> [What to do] Report how many lines of the following entries include the string "matplotlib"; respond with the number alone.

# # #

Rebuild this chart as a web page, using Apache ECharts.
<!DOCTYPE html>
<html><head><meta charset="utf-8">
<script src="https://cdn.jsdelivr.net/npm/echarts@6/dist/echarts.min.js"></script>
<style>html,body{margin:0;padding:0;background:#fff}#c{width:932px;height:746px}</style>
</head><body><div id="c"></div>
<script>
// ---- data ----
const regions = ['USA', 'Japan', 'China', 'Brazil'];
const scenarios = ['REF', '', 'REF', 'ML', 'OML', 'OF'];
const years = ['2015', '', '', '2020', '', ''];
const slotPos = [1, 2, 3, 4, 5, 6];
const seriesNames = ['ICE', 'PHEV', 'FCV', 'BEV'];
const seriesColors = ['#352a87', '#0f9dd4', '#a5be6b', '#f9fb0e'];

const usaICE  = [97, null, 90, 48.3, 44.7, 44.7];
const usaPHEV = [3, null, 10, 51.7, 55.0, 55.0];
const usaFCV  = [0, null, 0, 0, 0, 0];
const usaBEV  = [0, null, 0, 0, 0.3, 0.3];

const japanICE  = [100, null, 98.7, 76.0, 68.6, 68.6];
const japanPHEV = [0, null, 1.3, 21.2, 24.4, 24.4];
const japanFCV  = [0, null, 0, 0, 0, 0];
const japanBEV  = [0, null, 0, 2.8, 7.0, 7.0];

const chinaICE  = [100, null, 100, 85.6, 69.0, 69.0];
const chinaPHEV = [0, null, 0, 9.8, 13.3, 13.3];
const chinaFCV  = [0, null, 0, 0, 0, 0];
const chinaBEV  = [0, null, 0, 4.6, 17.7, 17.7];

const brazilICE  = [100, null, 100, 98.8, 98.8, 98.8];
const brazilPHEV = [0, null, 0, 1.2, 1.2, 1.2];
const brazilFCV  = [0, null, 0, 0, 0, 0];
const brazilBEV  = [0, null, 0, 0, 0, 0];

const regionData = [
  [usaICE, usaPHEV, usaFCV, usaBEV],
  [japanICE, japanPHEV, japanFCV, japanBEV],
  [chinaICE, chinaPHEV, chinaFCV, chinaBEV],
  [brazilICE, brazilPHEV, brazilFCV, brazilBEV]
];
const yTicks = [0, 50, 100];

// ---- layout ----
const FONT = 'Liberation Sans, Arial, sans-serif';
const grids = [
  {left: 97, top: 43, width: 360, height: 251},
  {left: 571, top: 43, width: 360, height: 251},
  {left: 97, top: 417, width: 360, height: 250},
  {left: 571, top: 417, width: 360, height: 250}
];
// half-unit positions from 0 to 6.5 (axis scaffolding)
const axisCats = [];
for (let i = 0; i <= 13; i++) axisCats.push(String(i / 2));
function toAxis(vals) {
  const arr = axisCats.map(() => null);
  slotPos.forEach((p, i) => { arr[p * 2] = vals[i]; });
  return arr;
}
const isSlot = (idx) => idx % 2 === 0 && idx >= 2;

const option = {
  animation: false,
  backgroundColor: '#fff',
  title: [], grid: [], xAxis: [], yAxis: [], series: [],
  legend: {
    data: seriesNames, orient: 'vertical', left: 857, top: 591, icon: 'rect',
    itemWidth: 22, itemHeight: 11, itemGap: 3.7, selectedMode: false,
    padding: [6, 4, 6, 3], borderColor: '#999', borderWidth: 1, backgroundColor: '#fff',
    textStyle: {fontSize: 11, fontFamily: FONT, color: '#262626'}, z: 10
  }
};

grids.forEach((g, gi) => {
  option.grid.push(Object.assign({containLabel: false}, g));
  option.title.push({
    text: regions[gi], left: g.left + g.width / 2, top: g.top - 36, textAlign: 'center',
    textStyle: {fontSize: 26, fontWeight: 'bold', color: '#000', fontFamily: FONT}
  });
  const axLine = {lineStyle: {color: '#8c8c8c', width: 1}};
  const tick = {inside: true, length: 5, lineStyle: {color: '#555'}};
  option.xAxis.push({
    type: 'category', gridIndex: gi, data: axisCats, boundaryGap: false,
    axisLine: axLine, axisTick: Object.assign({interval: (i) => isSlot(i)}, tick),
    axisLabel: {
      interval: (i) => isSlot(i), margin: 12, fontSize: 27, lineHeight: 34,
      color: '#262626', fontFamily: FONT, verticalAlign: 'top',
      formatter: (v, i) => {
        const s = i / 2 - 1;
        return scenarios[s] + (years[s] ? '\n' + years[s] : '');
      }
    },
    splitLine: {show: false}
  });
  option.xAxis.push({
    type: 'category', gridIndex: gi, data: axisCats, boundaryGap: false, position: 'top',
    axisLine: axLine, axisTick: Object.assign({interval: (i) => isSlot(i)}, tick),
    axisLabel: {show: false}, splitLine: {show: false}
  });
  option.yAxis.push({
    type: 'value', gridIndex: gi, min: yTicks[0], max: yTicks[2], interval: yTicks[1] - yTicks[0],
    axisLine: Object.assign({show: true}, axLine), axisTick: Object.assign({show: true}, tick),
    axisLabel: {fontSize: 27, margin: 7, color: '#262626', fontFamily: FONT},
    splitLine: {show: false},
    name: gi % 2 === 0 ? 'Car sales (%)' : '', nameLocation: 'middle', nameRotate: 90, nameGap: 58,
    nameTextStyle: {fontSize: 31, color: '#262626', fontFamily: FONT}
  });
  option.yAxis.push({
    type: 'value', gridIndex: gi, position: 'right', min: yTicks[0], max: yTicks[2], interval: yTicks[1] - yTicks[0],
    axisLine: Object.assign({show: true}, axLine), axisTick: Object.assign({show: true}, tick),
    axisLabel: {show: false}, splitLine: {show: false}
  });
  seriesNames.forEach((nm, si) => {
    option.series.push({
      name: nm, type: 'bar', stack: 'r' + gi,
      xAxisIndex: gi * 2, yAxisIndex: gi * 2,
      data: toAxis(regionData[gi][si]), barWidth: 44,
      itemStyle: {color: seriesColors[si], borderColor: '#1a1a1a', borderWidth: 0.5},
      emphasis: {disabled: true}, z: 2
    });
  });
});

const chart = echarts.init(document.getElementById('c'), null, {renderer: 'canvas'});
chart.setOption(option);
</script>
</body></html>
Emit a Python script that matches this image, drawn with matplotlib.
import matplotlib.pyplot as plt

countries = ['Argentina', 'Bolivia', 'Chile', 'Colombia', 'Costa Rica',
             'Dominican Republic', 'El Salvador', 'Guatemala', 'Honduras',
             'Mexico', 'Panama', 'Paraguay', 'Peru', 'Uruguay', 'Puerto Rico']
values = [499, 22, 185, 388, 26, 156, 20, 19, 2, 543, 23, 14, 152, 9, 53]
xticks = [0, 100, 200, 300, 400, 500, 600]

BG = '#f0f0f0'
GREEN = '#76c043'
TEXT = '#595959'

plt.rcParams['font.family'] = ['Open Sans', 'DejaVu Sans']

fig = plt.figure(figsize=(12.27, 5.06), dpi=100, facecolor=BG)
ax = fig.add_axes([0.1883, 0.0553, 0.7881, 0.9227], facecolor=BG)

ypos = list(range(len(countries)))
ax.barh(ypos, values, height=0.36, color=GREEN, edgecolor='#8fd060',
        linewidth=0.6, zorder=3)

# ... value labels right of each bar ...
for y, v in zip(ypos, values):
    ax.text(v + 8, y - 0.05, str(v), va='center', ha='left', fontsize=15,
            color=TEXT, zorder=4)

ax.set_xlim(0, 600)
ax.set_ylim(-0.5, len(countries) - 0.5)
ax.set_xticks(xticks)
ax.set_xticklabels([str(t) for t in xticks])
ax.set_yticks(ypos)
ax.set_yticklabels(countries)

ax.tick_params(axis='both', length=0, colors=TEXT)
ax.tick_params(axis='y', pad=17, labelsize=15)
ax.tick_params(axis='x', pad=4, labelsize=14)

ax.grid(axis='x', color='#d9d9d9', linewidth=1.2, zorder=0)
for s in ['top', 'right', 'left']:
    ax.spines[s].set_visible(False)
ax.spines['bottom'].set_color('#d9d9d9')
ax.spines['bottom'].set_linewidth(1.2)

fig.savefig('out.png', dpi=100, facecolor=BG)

# # #

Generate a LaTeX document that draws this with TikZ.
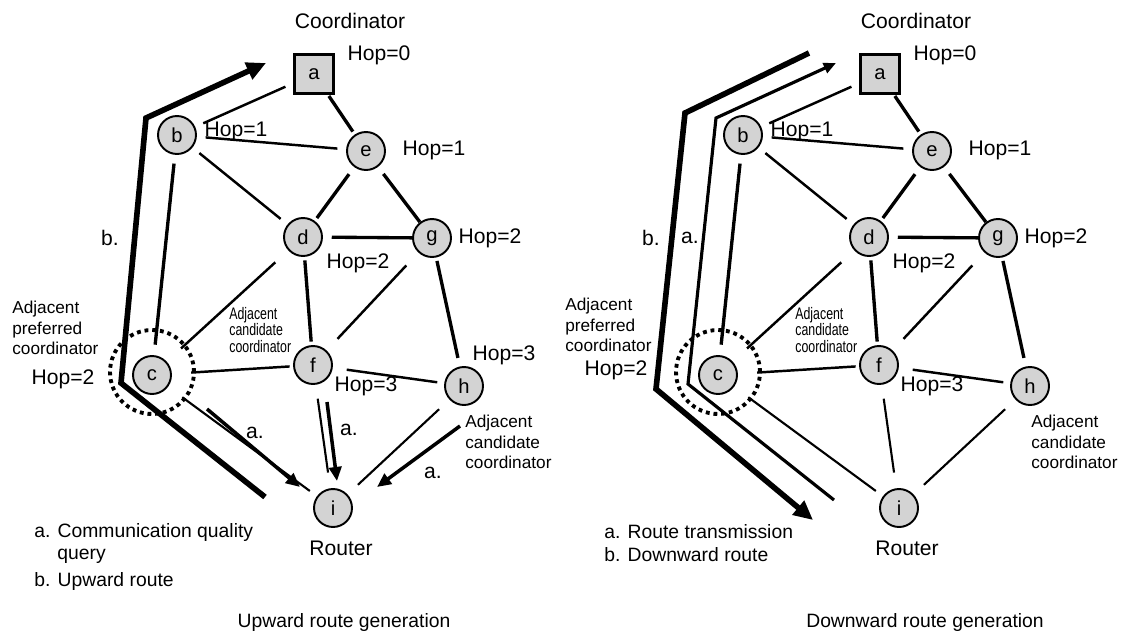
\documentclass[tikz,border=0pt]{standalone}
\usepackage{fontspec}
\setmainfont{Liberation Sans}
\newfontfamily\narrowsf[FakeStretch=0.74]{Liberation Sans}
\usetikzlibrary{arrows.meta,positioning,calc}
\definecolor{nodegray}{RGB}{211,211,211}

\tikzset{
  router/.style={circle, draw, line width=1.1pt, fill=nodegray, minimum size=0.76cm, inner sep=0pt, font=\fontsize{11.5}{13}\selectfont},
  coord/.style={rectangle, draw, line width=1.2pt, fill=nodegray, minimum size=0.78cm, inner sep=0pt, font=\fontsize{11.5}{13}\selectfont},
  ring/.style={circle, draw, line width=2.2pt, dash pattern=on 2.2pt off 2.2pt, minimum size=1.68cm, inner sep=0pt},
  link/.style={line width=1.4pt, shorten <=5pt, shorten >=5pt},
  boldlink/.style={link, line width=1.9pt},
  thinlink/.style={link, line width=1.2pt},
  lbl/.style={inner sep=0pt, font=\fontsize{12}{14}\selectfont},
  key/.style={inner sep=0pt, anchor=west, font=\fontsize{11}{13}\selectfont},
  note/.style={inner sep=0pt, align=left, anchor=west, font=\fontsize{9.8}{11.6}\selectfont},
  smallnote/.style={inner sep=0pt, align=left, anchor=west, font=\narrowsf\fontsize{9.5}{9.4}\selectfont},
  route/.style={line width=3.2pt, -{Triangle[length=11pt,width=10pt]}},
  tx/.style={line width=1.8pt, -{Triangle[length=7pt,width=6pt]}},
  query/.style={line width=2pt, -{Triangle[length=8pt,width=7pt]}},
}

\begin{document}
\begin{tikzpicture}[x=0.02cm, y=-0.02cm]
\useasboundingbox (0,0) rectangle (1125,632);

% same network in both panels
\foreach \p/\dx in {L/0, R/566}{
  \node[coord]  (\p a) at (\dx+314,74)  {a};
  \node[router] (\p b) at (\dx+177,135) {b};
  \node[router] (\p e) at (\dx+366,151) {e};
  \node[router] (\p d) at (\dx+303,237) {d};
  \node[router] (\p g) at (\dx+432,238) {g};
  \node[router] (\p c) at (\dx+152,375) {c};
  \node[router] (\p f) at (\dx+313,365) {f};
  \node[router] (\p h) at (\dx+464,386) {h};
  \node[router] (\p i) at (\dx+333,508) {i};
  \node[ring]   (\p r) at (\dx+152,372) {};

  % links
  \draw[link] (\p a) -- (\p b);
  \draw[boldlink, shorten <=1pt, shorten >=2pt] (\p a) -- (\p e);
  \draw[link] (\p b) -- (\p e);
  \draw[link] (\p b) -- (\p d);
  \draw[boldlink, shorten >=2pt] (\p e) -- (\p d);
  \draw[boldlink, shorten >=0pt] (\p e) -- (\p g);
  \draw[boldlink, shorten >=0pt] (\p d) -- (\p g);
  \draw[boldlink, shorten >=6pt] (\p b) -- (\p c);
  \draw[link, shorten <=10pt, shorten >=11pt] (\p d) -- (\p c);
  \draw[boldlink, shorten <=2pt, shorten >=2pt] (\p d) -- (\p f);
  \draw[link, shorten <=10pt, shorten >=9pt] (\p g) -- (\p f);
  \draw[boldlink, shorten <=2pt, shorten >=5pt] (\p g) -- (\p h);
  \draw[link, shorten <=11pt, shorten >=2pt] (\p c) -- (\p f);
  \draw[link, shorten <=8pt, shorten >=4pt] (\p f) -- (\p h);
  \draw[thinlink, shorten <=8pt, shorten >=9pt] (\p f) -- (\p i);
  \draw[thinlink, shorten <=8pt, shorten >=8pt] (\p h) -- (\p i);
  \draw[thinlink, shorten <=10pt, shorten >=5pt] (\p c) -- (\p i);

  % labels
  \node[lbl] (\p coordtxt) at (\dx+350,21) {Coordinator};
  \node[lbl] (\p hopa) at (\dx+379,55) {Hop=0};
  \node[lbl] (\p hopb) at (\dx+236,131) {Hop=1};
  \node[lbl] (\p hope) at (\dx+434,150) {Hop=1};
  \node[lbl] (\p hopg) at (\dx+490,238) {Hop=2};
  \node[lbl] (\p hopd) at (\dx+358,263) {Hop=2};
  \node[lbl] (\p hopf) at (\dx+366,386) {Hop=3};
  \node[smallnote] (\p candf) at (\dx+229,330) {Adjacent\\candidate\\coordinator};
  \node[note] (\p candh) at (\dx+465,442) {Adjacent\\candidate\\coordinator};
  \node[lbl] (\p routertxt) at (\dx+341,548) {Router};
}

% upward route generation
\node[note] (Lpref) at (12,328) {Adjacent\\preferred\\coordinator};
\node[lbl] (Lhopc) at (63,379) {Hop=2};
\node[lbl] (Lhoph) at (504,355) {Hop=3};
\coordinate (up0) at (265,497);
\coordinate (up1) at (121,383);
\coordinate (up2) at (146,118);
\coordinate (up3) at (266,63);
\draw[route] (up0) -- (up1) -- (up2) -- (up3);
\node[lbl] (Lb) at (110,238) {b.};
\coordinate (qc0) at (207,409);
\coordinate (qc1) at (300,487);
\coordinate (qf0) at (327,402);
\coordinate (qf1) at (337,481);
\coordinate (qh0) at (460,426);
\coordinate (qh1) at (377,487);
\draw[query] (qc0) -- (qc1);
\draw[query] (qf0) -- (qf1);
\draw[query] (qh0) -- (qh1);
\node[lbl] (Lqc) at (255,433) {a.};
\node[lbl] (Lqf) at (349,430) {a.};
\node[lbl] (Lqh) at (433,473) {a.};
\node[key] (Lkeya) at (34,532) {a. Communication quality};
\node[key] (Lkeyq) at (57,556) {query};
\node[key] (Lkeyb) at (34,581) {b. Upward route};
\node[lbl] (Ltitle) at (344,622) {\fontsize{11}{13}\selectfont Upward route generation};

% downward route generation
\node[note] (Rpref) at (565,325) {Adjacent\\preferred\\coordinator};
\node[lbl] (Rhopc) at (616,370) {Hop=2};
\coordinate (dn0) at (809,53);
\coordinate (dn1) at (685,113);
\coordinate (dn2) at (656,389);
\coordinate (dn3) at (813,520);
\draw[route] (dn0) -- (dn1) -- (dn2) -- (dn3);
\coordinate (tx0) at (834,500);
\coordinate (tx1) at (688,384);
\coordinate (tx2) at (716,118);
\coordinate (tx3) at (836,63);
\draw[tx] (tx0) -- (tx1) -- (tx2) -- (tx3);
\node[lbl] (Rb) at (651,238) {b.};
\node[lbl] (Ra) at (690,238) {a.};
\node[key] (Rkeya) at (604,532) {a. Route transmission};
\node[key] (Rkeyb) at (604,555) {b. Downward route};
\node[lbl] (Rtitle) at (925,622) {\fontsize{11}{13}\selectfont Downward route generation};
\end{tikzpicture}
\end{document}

# # #

> [The output] 2